- Theatrical release poster
- Directed by: Murali Manohar
- Screenplay by: Murali Manohar
- Story by: Poorna Prajna
- Produced by: Venu Saddi; Amar Bura; Jayakanth;
- Starring: Naresh Agastya; Faria Abdullah; Soumya Bollapragada
- Cinematography: Arjun Raja
- Edited by: Karthika Srinivas
- Music by: Krishna Saurabh Surampalli
- Production companies: MJM Motion Pictures; Bura and Saddi Creative Arts LLP;
- Release date: 19 December 2025;
- Running time: 160 minutes
- Country: India
- Language: Telugu

= Gurram Paapi Reddy =

2025 Indian Telugu film by Murali Manohar

Gurram Paapi Reddy is a 2025 Indian Telugu-language crime comedy film co-written and directed by Murali Manohar. The film stars Naresh Agastya and Faria Abdullah in prominent roles.
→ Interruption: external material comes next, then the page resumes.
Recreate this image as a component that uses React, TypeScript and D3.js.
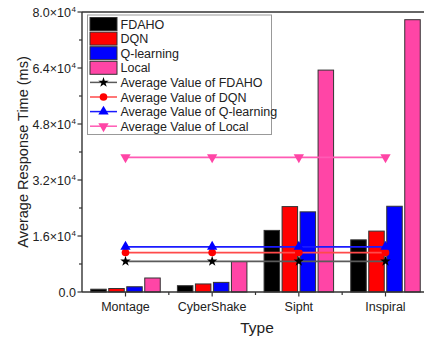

The film was released on 19 December 2025.

== Music ==
The background score and songs were composed by Krishna Saurabh Surampalli.

Track listing
| No. | Title | Lyrics | Singer(s) | Length |
|---|---|---|---|---|
| 1. | "Edhoti Chey Gurram Paapi Reddy" | Suresh Gangula, MC Chetan | MC Chetan, Lakshmi Meghana | 3:40 |
| 2. | "Paisa Dum Dum" | Suresh Gangula | Pranavam Sasi, Prateek Naganatham, Alina Dantis, Junior Nithya | 3:19 |
| 3. | "Paapi Paapi" | Faria Abdullah | Faria Abdullah | 2:36 |

==Release ==

=== Theatrical release ===
Gurram Paapi Reddy was released on 19 December 2025.

=== Home media ===
The digital streaming rights of the film were acquired by ZEE5. Following its theatrical release, the film premiered on the platform on 16 January 2026.

== Reception ==
Srivathsan Nadadhur of The Hindu stated in his review that, "Gurram Paapi Reddy is a smartly written and performed con-comedy that delivers laughs aplenty, though a few segments become indulgent". Suresh Kavirayani of Cinema Express rated the film 3 out of 5 and appreciated the writing, Niranjan Ram Reddy's dialogues, and the lead cast performances.